_Written task_.
Please repeat, exactly and with nothing added, the lines running from the line that contains "Give me the Altair source for this chart." to the line that contains "6300, 6620, 6980]", both lines included.

_Record extracts_.
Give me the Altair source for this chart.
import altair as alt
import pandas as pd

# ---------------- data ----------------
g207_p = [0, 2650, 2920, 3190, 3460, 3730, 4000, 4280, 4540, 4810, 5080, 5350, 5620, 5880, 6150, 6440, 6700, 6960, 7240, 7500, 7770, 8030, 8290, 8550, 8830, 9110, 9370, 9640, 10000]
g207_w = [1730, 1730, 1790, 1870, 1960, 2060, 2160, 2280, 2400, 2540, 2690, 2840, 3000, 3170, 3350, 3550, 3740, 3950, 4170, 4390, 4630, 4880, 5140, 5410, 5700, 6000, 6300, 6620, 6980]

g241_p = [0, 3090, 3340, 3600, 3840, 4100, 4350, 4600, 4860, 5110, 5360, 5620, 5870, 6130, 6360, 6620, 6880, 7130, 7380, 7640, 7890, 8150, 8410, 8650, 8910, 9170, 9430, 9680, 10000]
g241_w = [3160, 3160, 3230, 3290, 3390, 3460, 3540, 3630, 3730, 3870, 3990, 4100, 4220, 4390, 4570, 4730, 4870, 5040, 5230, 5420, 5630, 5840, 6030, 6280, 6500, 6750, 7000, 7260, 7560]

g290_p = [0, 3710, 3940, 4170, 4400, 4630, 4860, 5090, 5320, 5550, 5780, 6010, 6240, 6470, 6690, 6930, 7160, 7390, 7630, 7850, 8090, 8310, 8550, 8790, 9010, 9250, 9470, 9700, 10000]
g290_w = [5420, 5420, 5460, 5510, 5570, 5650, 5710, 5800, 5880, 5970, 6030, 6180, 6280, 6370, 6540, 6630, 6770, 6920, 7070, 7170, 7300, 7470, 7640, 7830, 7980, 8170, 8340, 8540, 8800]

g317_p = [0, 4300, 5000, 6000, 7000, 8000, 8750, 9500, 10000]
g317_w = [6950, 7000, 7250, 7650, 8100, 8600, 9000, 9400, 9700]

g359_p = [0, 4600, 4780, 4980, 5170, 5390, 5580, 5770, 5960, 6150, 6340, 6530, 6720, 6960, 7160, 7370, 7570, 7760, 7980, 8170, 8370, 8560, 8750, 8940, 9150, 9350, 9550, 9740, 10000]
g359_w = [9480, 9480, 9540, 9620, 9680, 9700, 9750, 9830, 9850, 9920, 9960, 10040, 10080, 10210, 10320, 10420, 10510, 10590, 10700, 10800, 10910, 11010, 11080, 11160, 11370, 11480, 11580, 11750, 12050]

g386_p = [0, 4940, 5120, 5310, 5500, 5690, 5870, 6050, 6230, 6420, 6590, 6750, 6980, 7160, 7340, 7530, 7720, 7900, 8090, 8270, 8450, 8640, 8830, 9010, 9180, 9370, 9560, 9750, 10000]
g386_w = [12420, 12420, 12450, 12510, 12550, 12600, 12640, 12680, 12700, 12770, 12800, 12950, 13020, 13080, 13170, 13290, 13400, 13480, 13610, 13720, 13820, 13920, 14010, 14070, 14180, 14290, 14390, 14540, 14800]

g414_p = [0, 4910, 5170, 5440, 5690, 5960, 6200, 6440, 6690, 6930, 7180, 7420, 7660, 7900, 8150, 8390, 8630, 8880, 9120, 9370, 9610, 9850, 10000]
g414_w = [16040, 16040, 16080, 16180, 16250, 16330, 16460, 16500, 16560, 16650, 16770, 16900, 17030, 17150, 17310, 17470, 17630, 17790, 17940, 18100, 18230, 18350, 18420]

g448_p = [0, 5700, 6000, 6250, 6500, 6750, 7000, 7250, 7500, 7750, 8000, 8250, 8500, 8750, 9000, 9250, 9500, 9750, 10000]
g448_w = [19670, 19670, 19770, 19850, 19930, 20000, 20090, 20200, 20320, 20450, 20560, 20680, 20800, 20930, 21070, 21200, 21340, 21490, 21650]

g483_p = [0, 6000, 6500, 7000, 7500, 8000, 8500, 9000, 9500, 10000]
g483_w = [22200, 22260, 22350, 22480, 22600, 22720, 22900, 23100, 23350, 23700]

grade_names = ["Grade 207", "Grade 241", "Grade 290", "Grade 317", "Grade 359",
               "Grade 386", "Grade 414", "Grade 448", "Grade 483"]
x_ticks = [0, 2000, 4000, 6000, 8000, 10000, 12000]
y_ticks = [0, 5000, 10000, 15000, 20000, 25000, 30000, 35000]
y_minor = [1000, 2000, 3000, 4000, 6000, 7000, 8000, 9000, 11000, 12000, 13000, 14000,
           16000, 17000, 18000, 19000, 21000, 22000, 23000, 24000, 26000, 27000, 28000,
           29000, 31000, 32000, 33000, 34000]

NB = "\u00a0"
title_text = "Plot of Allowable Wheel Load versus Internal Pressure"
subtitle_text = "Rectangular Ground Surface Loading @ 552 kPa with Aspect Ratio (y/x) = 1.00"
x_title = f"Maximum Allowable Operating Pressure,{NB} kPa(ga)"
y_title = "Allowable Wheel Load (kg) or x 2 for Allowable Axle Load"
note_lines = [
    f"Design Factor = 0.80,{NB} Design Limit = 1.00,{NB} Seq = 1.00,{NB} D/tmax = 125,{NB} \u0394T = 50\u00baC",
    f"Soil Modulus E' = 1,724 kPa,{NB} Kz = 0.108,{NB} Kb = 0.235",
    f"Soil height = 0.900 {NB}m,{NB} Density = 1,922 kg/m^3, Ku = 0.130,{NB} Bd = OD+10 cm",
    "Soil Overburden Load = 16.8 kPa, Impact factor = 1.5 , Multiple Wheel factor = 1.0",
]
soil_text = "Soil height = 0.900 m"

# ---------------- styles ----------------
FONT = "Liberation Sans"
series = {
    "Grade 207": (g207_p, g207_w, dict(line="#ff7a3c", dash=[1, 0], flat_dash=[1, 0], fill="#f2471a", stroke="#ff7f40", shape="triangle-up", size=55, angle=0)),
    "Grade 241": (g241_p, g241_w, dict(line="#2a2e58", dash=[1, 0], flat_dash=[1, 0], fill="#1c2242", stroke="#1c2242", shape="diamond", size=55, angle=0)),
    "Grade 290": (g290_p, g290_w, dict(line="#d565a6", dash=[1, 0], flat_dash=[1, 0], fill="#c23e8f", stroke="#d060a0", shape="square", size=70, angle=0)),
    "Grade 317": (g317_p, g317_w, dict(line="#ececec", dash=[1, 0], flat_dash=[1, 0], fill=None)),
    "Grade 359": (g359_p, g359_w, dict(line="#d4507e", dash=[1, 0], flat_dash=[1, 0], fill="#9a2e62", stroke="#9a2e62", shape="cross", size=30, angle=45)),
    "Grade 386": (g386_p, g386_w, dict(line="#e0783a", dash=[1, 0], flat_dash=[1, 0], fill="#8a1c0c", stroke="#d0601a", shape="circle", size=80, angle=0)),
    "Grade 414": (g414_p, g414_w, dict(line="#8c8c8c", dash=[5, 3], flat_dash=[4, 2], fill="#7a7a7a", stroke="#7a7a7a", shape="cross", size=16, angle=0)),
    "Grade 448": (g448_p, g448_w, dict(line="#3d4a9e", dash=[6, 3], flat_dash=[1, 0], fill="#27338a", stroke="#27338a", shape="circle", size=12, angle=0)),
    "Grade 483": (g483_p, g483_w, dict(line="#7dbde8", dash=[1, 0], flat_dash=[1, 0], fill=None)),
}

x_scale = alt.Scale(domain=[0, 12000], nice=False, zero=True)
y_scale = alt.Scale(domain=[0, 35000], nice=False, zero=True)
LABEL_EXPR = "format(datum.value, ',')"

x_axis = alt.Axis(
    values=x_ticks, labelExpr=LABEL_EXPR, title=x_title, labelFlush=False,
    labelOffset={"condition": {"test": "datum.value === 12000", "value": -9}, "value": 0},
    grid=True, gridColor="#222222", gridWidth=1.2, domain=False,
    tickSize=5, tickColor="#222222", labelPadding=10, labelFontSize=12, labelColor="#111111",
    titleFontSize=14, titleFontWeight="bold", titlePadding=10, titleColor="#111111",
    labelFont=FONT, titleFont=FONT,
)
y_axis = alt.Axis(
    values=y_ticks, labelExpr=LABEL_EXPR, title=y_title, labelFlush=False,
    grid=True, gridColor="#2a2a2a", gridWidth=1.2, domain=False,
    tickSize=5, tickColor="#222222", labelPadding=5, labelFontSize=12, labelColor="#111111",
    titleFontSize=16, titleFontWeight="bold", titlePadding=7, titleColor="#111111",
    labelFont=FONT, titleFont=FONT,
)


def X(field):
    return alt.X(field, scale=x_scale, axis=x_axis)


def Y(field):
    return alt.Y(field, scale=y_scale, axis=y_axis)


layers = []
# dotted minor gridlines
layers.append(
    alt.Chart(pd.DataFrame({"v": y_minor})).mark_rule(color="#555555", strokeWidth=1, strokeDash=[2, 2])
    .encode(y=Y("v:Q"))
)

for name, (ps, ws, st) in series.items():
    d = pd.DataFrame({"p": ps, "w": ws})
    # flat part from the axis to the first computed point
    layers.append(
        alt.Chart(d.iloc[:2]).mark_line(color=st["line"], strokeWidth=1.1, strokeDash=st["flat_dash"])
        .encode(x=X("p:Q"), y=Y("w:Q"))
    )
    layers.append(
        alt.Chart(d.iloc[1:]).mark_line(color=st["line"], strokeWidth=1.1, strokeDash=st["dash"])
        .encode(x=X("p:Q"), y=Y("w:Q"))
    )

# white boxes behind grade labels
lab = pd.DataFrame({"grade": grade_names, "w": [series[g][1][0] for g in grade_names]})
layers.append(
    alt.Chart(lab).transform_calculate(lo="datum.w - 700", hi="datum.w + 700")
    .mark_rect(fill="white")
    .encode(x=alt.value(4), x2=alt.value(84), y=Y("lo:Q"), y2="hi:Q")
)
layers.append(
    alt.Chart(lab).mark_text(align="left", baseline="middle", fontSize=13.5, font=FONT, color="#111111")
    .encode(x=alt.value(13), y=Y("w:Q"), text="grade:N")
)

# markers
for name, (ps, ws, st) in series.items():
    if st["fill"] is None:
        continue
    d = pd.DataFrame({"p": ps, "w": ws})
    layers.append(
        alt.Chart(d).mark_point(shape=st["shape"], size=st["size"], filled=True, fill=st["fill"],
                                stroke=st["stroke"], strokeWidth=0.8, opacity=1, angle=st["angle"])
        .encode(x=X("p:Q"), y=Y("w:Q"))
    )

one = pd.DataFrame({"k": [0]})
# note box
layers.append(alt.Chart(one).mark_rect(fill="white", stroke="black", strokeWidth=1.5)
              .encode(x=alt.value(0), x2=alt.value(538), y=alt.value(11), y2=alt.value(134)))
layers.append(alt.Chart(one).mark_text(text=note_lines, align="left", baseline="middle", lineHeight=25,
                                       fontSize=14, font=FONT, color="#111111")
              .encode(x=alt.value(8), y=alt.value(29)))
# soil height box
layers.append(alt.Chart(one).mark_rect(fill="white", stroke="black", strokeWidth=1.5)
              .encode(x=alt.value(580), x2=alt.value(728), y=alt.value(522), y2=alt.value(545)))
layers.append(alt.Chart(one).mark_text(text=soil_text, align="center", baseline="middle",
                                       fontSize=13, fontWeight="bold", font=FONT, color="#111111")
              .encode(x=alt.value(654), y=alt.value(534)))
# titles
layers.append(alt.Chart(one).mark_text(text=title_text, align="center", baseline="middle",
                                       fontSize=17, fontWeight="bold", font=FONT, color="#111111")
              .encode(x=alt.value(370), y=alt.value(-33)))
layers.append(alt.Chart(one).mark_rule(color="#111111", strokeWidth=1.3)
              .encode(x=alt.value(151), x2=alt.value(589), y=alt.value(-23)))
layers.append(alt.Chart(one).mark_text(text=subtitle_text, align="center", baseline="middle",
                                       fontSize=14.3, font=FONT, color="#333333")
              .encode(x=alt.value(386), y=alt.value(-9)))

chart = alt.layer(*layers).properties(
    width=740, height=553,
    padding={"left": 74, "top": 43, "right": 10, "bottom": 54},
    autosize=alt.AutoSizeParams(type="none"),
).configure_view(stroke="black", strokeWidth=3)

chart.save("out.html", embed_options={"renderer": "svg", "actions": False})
* * *
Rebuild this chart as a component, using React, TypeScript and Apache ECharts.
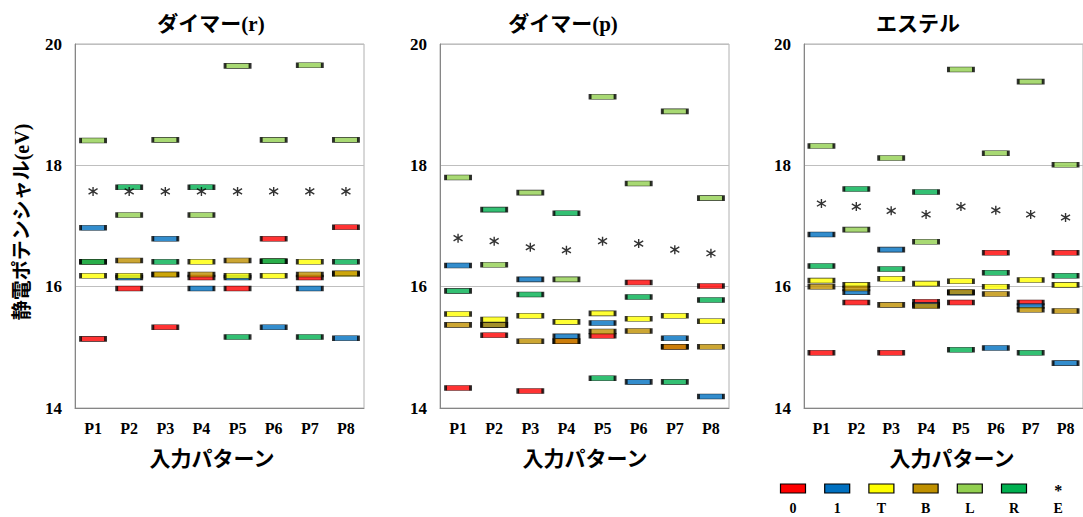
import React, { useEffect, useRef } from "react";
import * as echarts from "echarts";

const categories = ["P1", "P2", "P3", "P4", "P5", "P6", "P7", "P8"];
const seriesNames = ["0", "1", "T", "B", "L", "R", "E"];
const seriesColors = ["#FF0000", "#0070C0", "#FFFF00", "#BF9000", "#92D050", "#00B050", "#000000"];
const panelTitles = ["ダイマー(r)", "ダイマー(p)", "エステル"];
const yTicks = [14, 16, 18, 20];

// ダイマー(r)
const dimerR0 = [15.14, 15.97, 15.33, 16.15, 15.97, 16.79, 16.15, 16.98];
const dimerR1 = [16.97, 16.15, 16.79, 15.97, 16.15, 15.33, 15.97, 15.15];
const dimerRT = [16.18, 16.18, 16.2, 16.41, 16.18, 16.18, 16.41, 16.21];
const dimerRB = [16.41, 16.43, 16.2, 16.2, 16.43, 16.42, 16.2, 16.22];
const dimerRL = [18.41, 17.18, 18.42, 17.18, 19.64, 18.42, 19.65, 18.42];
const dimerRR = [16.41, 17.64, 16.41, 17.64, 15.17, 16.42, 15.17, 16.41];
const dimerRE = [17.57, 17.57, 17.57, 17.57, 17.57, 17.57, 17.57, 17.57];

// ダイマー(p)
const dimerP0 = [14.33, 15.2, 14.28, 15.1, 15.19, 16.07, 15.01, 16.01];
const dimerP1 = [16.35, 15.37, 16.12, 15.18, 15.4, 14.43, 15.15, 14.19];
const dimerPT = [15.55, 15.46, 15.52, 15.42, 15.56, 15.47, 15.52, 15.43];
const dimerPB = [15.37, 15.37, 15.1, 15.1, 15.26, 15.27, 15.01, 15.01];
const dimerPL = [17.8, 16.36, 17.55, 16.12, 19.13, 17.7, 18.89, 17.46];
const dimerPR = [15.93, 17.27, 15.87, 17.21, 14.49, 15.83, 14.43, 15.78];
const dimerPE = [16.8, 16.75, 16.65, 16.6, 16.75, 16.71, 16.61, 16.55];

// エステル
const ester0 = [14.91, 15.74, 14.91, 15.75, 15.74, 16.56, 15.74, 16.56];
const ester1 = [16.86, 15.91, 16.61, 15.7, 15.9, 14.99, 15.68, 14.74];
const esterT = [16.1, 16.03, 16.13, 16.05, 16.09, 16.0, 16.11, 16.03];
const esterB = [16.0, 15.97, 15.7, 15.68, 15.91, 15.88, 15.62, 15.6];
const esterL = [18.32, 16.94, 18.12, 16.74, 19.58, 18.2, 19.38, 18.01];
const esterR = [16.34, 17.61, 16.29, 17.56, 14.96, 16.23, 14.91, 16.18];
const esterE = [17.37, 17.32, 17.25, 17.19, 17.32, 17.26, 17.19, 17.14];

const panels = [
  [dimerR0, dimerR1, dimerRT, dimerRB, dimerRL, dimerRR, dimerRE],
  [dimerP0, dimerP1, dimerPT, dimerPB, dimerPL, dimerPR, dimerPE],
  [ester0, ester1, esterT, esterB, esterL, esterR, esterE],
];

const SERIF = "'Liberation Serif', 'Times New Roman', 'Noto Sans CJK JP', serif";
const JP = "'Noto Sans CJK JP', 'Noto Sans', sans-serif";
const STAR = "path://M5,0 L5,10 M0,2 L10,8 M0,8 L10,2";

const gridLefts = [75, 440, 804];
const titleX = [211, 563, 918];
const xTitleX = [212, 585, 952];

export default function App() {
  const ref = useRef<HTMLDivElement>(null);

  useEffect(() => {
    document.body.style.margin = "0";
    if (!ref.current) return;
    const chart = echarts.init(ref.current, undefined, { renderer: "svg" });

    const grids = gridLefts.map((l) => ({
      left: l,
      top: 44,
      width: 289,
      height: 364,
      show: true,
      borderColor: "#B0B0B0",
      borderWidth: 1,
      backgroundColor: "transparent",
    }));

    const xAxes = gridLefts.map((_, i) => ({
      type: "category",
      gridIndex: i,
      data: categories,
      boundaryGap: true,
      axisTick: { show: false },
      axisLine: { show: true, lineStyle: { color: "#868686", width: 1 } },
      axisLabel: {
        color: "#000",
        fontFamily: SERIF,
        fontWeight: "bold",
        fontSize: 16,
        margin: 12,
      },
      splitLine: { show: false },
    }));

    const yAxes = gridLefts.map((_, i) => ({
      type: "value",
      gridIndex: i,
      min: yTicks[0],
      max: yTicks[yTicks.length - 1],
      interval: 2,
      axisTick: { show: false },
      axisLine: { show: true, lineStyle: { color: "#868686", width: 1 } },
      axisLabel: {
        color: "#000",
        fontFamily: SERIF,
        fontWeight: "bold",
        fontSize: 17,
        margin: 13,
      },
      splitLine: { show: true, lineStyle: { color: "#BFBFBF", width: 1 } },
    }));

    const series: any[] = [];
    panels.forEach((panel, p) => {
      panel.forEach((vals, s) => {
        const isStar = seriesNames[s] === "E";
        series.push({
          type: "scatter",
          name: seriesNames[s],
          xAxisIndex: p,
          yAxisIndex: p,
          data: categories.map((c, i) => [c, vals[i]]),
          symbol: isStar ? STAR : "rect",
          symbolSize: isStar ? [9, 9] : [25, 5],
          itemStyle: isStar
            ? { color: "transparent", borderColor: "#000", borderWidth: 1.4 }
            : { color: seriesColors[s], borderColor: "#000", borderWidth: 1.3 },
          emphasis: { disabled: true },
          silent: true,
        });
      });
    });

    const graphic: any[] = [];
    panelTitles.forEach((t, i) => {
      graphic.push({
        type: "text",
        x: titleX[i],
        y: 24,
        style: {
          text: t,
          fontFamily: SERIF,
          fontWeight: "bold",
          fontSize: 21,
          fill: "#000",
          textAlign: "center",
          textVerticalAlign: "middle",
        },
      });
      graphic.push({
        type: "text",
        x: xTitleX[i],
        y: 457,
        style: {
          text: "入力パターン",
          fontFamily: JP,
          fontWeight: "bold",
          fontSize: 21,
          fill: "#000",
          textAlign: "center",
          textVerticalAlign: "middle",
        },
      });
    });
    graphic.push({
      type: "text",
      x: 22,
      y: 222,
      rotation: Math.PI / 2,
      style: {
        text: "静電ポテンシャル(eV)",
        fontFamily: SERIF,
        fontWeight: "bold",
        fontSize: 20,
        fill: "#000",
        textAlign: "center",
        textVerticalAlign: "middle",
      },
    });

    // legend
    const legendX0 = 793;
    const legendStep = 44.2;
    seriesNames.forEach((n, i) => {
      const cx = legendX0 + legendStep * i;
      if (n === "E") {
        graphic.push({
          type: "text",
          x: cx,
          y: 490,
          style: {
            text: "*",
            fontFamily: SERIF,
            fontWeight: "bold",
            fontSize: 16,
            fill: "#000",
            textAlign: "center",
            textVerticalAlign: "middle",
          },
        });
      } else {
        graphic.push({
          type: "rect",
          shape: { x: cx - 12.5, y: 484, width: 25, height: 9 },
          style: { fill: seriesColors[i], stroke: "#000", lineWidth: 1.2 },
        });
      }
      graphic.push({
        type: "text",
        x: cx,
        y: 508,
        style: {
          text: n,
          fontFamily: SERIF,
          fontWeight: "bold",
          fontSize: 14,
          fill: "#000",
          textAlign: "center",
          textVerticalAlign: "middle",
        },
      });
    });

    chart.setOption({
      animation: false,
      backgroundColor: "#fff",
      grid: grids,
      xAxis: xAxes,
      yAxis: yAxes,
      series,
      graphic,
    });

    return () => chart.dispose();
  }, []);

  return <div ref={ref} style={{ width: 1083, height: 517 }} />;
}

_Answer for the task_.
Give me the Altair source for this chart.
import altair as alt
import pandas as pd

# ---------------- data ----------------
g207_p = [0, 2650, 2920, 3190, 3460, 3730, 4000, 4280, 4540, 4810, 5080, 5350, 5620, 5880, 6150, 6440, 6700, 6960, 7240, 7500, 7770, 8030, 8290, 8550, 8830, 9110, 9370, 9640, 10000]
g207_w = [1730, 1730, 1790, 1870, 1960, 2060, 2160, 2280, 2400, 2540, 2690, 2840, 3000, 3170, 3350, 3550, 3740, 3950, 4170, 4390, 4630, 4880, 5140, 5410, 5700, 6000, 6300, 6620, 6980]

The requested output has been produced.